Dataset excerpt
----

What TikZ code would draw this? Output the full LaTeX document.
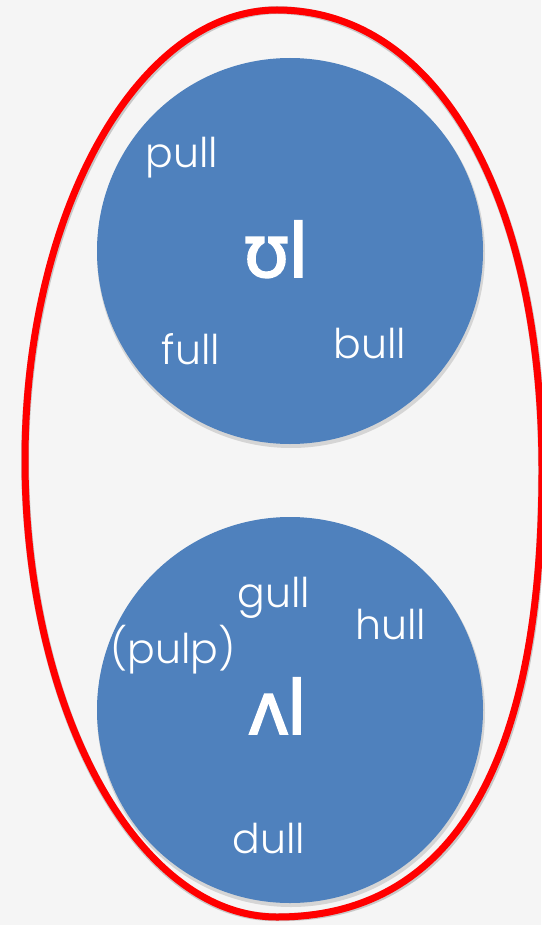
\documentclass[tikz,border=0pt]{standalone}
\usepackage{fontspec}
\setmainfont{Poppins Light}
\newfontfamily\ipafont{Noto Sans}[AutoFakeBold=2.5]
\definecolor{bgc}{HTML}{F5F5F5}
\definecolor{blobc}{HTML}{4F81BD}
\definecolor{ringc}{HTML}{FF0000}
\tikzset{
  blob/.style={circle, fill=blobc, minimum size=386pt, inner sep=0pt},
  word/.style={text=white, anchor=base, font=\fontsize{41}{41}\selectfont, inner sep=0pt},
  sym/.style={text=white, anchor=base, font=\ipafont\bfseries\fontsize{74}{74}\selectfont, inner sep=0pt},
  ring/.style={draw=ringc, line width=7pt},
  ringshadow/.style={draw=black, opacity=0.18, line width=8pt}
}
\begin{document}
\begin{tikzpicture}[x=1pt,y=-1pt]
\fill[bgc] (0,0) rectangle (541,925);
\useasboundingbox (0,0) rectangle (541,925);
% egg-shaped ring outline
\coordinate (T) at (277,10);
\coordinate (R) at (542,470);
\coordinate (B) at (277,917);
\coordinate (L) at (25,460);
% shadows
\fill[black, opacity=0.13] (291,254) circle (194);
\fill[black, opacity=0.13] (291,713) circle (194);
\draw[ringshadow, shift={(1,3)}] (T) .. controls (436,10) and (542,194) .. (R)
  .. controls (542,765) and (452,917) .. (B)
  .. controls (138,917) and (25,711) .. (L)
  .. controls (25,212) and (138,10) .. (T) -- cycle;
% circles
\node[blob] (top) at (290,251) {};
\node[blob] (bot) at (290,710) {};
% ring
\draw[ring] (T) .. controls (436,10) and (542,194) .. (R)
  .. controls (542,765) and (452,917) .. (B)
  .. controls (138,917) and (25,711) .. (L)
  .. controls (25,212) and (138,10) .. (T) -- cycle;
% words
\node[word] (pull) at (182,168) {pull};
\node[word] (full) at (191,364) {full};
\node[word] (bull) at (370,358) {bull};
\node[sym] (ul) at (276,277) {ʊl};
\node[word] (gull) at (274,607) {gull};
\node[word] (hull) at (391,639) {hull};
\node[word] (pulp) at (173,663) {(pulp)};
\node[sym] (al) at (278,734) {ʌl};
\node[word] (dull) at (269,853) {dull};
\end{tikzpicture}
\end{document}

----

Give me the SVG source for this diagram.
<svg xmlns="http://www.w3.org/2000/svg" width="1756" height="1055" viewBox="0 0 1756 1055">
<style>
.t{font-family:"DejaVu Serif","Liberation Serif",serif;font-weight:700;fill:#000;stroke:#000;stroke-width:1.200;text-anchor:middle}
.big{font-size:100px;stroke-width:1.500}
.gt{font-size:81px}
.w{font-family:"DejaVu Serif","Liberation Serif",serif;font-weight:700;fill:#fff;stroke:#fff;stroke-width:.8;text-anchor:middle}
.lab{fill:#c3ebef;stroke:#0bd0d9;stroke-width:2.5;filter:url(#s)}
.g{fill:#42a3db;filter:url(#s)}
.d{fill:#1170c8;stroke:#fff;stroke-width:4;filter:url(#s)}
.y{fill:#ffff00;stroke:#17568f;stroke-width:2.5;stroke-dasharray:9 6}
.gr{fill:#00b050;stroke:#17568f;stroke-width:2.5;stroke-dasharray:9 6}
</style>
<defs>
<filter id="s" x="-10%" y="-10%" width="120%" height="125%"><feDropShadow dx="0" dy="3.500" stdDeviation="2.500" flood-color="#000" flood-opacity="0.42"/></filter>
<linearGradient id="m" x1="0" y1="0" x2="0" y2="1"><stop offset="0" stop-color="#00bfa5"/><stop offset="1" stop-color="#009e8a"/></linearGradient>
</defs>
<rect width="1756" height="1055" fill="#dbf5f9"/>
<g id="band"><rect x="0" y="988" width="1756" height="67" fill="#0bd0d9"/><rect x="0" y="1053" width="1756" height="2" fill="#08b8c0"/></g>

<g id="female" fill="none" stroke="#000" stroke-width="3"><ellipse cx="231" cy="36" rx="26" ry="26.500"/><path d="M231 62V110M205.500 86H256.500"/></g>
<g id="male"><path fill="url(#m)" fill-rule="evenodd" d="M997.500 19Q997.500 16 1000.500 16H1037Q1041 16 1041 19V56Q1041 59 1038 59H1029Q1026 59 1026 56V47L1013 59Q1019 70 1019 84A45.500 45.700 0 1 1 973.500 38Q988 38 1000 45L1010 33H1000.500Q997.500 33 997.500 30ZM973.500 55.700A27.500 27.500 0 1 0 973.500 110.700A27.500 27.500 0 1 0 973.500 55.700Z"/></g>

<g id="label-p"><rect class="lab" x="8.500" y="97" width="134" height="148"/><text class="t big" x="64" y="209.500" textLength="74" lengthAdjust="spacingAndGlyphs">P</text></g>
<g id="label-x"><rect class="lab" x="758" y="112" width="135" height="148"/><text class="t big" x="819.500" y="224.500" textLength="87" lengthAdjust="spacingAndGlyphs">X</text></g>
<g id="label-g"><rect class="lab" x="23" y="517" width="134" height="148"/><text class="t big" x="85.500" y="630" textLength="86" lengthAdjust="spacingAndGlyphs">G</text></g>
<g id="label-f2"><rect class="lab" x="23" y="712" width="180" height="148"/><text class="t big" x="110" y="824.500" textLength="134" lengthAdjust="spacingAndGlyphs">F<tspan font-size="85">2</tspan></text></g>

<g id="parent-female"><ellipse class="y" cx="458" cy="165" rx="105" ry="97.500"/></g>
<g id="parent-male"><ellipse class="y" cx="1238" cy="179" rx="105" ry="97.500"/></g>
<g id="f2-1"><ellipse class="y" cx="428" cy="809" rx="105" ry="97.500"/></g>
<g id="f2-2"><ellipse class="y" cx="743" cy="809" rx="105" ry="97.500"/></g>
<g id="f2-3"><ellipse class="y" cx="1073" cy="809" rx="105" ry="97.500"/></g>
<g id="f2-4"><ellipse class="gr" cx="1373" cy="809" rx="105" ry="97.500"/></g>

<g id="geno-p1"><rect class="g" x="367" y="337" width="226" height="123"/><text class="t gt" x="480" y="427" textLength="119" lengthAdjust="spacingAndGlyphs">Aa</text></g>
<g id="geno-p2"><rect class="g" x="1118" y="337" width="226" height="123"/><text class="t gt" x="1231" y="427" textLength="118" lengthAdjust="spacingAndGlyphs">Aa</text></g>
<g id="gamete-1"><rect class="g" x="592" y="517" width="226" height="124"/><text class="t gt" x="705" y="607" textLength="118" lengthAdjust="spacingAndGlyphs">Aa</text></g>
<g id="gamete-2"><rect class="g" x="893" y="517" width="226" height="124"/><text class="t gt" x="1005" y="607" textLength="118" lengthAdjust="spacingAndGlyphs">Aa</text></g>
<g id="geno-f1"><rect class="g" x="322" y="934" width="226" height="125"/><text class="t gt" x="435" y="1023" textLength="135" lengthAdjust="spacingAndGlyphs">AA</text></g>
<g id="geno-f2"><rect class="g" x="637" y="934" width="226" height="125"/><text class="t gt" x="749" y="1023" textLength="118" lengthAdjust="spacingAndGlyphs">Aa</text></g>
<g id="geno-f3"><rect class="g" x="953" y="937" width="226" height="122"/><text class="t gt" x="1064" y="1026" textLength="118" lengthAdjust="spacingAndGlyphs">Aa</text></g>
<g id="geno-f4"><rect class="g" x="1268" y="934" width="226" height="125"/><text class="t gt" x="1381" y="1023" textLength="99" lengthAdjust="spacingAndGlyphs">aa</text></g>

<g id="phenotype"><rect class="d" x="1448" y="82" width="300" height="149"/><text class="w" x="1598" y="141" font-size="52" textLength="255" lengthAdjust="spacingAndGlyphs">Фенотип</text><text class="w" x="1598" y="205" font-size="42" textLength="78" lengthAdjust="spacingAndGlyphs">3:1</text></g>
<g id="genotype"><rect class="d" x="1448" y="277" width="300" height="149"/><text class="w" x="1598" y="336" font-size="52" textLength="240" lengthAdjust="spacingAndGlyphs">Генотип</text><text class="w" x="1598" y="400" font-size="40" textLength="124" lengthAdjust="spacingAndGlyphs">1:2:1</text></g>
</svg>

----

**SHORT PROBLEM**
Find all the lines containing "full" in the material, then copy them.

**EXERCISE ANSWER**
What TikZ code would draw this? Output the full LaTeX document.
\node[word] (full) at (191,364) {full};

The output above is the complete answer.